Dożywotnia i musi być pierwszy właściciel. Ale to pic na wodę i gwarancja została odrzucona Centrala specialized napisała coś w stylu że nie jest to wada i powinienem obserwować to miejsce czy nic się z tym nie dzieje. I jak pojawi się większe pęknięcia to mam odesłać znowu. Sęk w tym że trzymają ją już miesiąc i na dodatek teraz nie wiadomo gdzie jest. dlatego nigdy w życiu już żadnej ramy nie odeśle na gwarancje.
Lepiej kupić mondrakera albo transitiona, tam jak ci rama pęknie to dostajesz nową i nie musisz odsyłać starej. Specialized leci już tylko na marce, nie dość że pękają jak rower z marketu to jeszcze problem z gwarancją.

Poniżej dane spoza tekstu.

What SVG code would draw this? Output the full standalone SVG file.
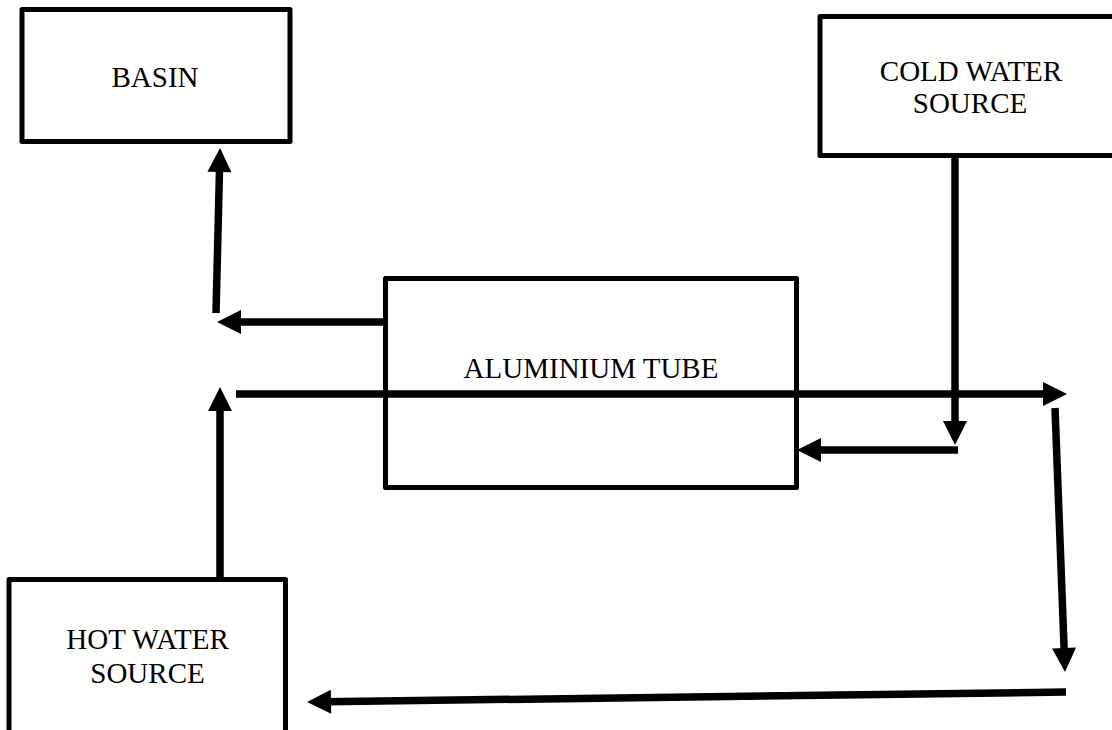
<svg xmlns="http://www.w3.org/2000/svg" width="1112" height="730" viewBox="0 0 1112 730">
<defs>
<style>
.box{fill:#fff;stroke:#000;stroke-width:5;stroke-linejoin:round}
.lbl{font-family:"Liberation Serif","Times New Roman",serif;font-size:29px;fill:#000;text-anchor:middle}
.conn{stroke:#000;stroke-width:7.5;fill:none;marker-end:url(#ah)}
.plain{stroke:#000;stroke-width:7.5;fill:none}
</style>
<marker id="ah" markerUnits="userSpaceOnUse" markerWidth="24" markerHeight="24" refX="6" refY="12" orient="auto" overflow="visible">
<path d="M0,0 L24,12 L0,24 z" fill="#000"/>
</marker>
</defs>
<rect width="1112" height="730" fill="#fff"/>
<g id="basin">
<rect class="box" x="22" y="9.5" width="268" height="132"/>
<text class="lbl" x="155" y="87">BASIN</text>
</g>
<g id="cold-water-source">
<rect class="box" x="820" y="16.5" width="300" height="139"/>
<text class="lbl" x="971" y="81">COLD WATER</text>
<text class="lbl" x="970" y="113">SOURCE</text>
</g>
<g id="aluminium-tube">
<rect class="box" x="385.5" y="278.5" width="411" height="209"/>
<text class="lbl" x="591" y="378">ALUMINIUM TUBE</text>
</g>
<g id="hot-water-source">
<rect class="box" x="9" y="579.5" width="276.5" height="160"/>
<text class="lbl" x="147.5" y="649">HOT WATER</text>
<text class="lbl" x="147.5" y="683">SOURCE</text>
</g>
<g id="connectors">
<line class="conn" x1="216" y1="313" x2="219.6" y2="166"/>
<line class="conn" x1="388" y1="322" x2="235" y2="322"/>
<line class="conn" x1="220" y1="577" x2="220" y2="405"/>
<line class="conn" x1="236" y1="394" x2="1049" y2="394"/>
<line class="conn" x1="955" y1="157" x2="955" y2="427"/>
<line class="conn" x1="958" y1="450" x2="815" y2="450"/>
<line class="conn" x1="1055" y1="408" x2="1064.3" y2="654"/>
<line class="conn" x1="1066" y1="692" x2="325" y2="701.8"/>
</g>
</svg>
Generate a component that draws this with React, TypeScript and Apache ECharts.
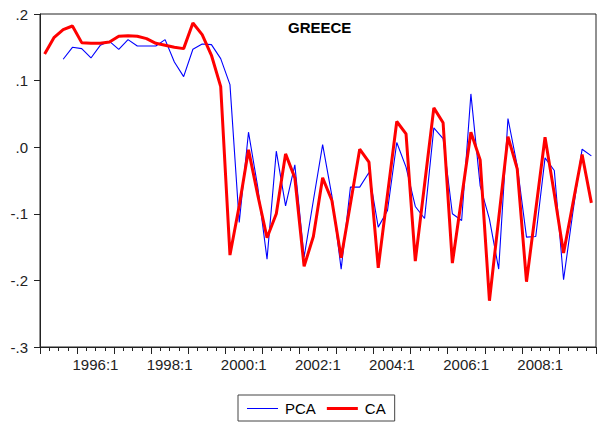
import React, { useEffect, useRef } from "react";
import * as echarts from "echarts";

const years = [1995, 1996, 1997, 1998, 1999, 2000, 2001, 2002, 2003, 2004, 2005, 2006, 2007, 2008, 2009];
const quarters = years.flatMap((y) => [1, 2, 3, 4].map((q) => `${y}:${q}`));

const pca: (number | null)[] = [
  null, null, 0.132, 0.150, 0.148, 0.134, 0.153, 0.159, 0.147, 0.1615,
  0.152, 0.152, 0.152, 0.1615, 0.128, 0.106, 0.147, 0.155, 0.154, 0.133,
  0.094, -0.113, 0.0225, -0.060, -0.168, -0.006, -0.088, -0.0265, -0.165, -0.080,
  0.004, -0.073, -0.183, -0.060, -0.060, -0.038, -0.120, -0.095, 0.007, -0.030,
  -0.089, -0.107, 0.029, 0.013, -0.100, -0.110, 0.080, -0.058, -0.108, -0.183,
  0.043, -0.028, -0.135, -0.134, -0.016, -0.035, -0.199, -0.098, -0.003, -0.013,
];

const ca: number[] = [
  0.140, 0.1645, 0.1765, 0.182, 0.157, 0.156, 0.156, 0.158, 0.1665, 0.1675,
  0.1665, 0.163, 0.156, 0.153, 0.150, 0.148, 0.1865, 0.169, 0.138, 0.091,
  -0.162, -0.088, -0.004, -0.072, -0.136, -0.100, -0.010, -0.046, -0.179, -0.134,
  -0.046, -0.080, -0.166, -0.085, -0.003, -0.0225, -0.181, -0.071, 0.0386, 0.020,
  -0.171, -0.056, 0.059, 0.0366, -0.174, -0.076, 0.0225, -0.019, -0.2305, -0.107,
  0.016, -0.0325, -0.202, -0.094, 0.015, -0.070, -0.159, -0.085, -0.011, -0.0836,
];

const FONT = "'Liberation Sans', Arial, Helvetica, sans-serif";

export default function App() {
  const ref = useRef<HTMLDivElement>(null);
  useEffect(() => {
    if (!ref.current) return;
    const chart = echarts.init(ref.current, undefined, { renderer: "svg" });
    chart.setOption({
      animation: false,
      backgroundColor: "#ffffff",
      title: {
        text: "GREECE",
        left: 288,
        top: 20,
        padding: 0,
        textStyle: { fontSize: 15, fontWeight: "bold", fontFamily: FONT, color: "#000" },
      },
      legend: {
        data: [
          { name: "PCA", icon: "path://M0,0H31V1H0Z" },
          { name: "CA", icon: "path://M0,0H31V3H0Z" },
        ],
        left: 238,
        top: 395,
        orient: "horizontal",
        padding: [6, 9, 5, 9],
        itemWidth: 31,
        itemHeight: 14,
        itemGap: 11,
        symbolKeepAspect: true,
        borderColor: "#444",
        borderWidth: 1,
        textStyle: { fontSize: 15, fontFamily: FONT, color: "#000", padding: [0, 0, 0, 2] },
      },
      grid: {
        left: 40,
        top: 14,
        width: 556,
        height: 333,
        show: true,
        borderColor: "#222",
        borderWidth: 1,
        backgroundColor: "transparent",
      },
      xAxis: [
        {
          type: "category",
          data: quarters,
          boundaryGap: true,
          axisLine: { show: true, onZero: false, lineStyle: { color: "#222", width: 1 } },
          axisTick: { show: true, interval: 0, length: 4, inside: false, lineStyle: { color: "#222" } },
          axisLabel: {
            show: true,
            interval: (idx: number) => idx % 8 === 5,
            formatter: (v: string) => `${v.split(":")[0]}:1`,
            fontSize: 15,
            fontFamily: FONT,
            color: "#222",
            margin: 10,
            padding: [0, 0, 0, 9],
          },
          splitLine: { show: false },
        },
        {
          type: "category",
          data: quarters,
          position: "bottom",
          boundaryGap: true,
          axisLine: { show: false, onZero: false },
          axisTick: { show: true, interval: 3, length: 7, inside: false, lineStyle: { color: "#222" } },
          axisLabel: { show: false },
          splitLine: { show: false },
        },
      ],
      yAxis: {
        type: "value",
        min: -0.3,
        max: 0.2,
        interval: 0.1,
        axisLine: { show: true, lineStyle: { color: "#222", width: 1 } },
        axisTick: { show: true, length: 6, inside: false, lineStyle: { color: "#222" } },
        axisLabel: {
          fontSize: 15,
          fontFamily: FONT,
          color: "#222",
          margin: 12,
          formatter: (v: number) => {
            const n = Math.round(v * 10);
            if (n === 0) return ".0";
            return n < 0 ? `-.${-n}` : `.${n}`;
          },
        },
        splitLine: { show: false },
      },
      series: [
        {
          name: "PCA",
          type: "line",
          data: pca,
          xAxisIndex: 0,
          symbol: "none",
          connectNulls: false,
          lineStyle: { color: "#0000ff", width: 1.1 },
          itemStyle: { color: "#0000ff" },
        },
        {
          name: "CA",
          type: "line",
          data: ca,
          xAxisIndex: 0,
          symbol: "none",
          lineStyle: { color: "#ff0000", width: 3 },
          itemStyle: { color: "#ff0000" },
        },
      ],
    });
    return () => chart.dispose();
  }, []);
  return (
    <div
      ref={ref}
      style={{ position: "fixed", left: 0, top: 0, width: 599, height: 423, background: "#fff" }}
    />
  );
}
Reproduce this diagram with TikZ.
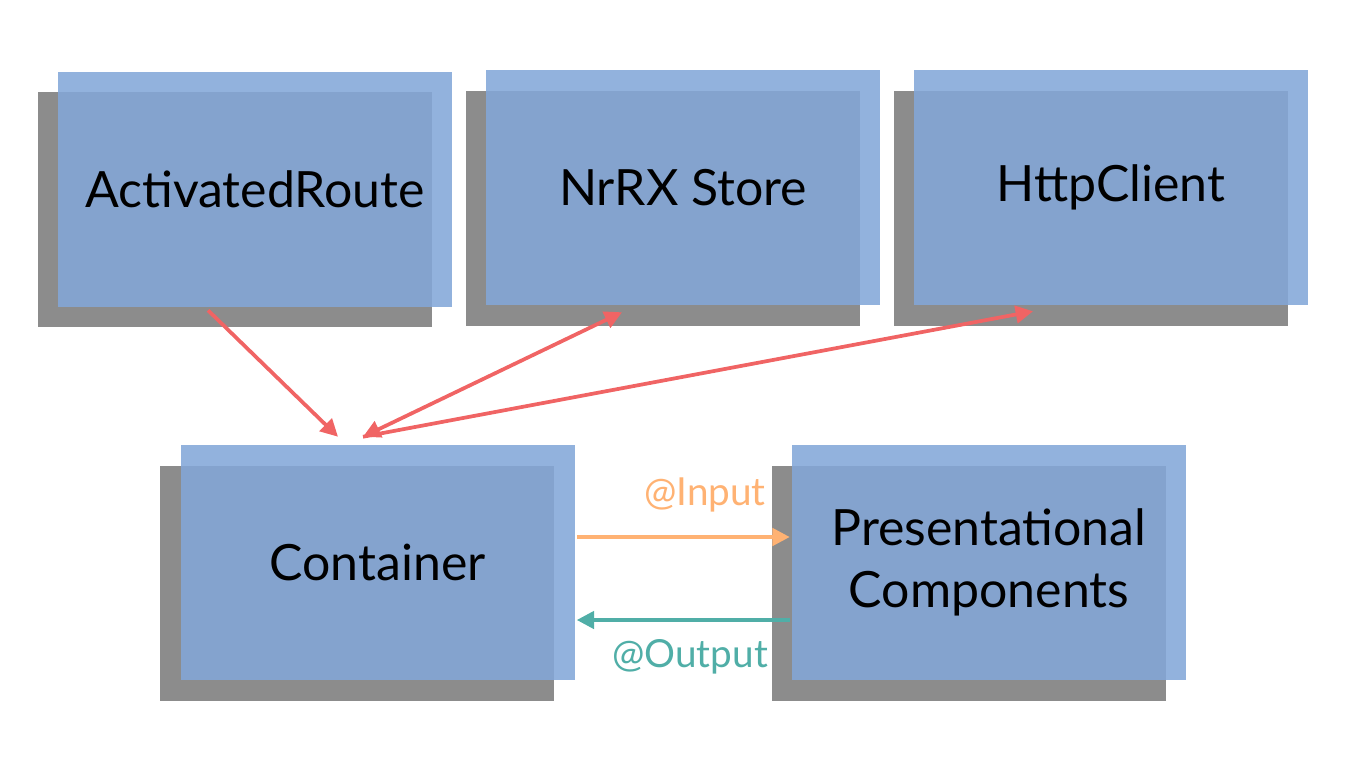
\documentclass[tikz,border=0pt]{standalone}
\usepackage{fontspec}
\setmainfont{Lato}
\usetikzlibrary{arrows.meta,calc}
\definecolor{boxblue}{RGB}{131,167,216}
\definecolor{shadowgray}{RGB}{140,140,140}
\definecolor{linkred}{RGB}{240,100,100}
\definecolor{inorange}{RGB}{255,178,115}
\definecolor{outteal}{RGB}{80,174,167}
\tikzset{
  tip/.tip={Triangle[length=13pt,width=13pt]},
  shadowbox/.style={fill=shadowgray, minimum width=295.5pt, minimum height=176.25pt, inner sep=0pt},
  bluebox/.style={fill=boxblue, fill opacity=0.88, text opacity=1, minimum width=295.5pt, minimum height=176.25pt, inner sep=0pt, font=\fontsize{37.5}{46.5}\selectfont, align=center},
  redlink/.style={draw=linkred, line width=2.8pt, -tip},
  redboth/.style={draw=linkred, line width=2.8pt, tip-tip},
  inlink/.style={draw=inorange, line width=2.8pt, -tip},
  outlink/.style={draw=outteal, line width=2.8pt, -tip},
  lbl/.style={font=\fontsize{29}{34}\selectfont, inner sep=0pt}
}
\begin{document}
\begin{tikzpicture}[x=0.75pt,y=-0.75pt]
\useasboundingbox (0,0) rectangle (1367,769);
% shadows
\node[shadowbox] (ars) at (235,209.5) {};
\node[shadowbox] (nss) at (663,208) {};
\node[shadowbox] (hcs) at (1091,208) {};
\node[shadowbox] (cts) at (357,583) {};
\node[shadowbox] (pcs) at (969,583) {};
% boxes
\node[bluebox] (ar) at (255,189.5) {ActivatedRoute};
\node[bluebox] (ns) at (683,187.5) {NrRX Store};
\node[bluebox] (hc) at (1111,187.5) {HttpClient};
\node[bluebox] (ct) at (377.5,562.5) {Container};
\node[bluebox] (pc) at (989,562.5) {Presentational\\Components};
% connectors
\coordinate (ctA) at ($(ct.north)+(-39.5,-8)$);
\coordinate (ctB) at ($(ct.north)+(-14.5,-8)$);
\draw[redlink] ($(ar.south)+(-47,3)$) -- (ctA);
\draw[redboth] (ctB) -- ($(ns.south)+(-61,7)$);
\draw[redlink] (ctB) -- ($(hc.south)+(-78,6)$);
\draw[inlink] ($(ct.east)+(2,-25.5)$) -- ($(pc.west)+(-2,-25.5)$);
\draw[outlink] ($(pc.west)+(-2,57.5)$) -- ($(ct.east)+(2,57.5)$);
% labels
\node[lbl, text=inorange, anchor=east] (inl) at (766,495) {@Input};
\node[lbl, text=outteal, anchor=east] (outl) at (768,657) {@Output};
\end{tikzpicture}
\end{document}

Kumpel miał starego speca p3 i miał mikro pęknięcie pod główką i przy oddawaniu na gware koleś do niego z ryjem czemu tak późno mu ją przyniósł,a nie od razu jak mu zaczęła pękać. I po dwóch miechach dostał nowego speca p3,więc dziwi mnie trochę czemu nie chcą przyjąć Twojej ramy
Poza tym przejmujesz się? Wyjebaaaaaneee. Lataj dalej! Dla mnie masz mega styl, a ci z forum tak gadają bo nie potrafią polecieć takich dużych rzeczy. Na smolnej jakoś nie zauważyłem tendencji do lecenia jak wór kartofli.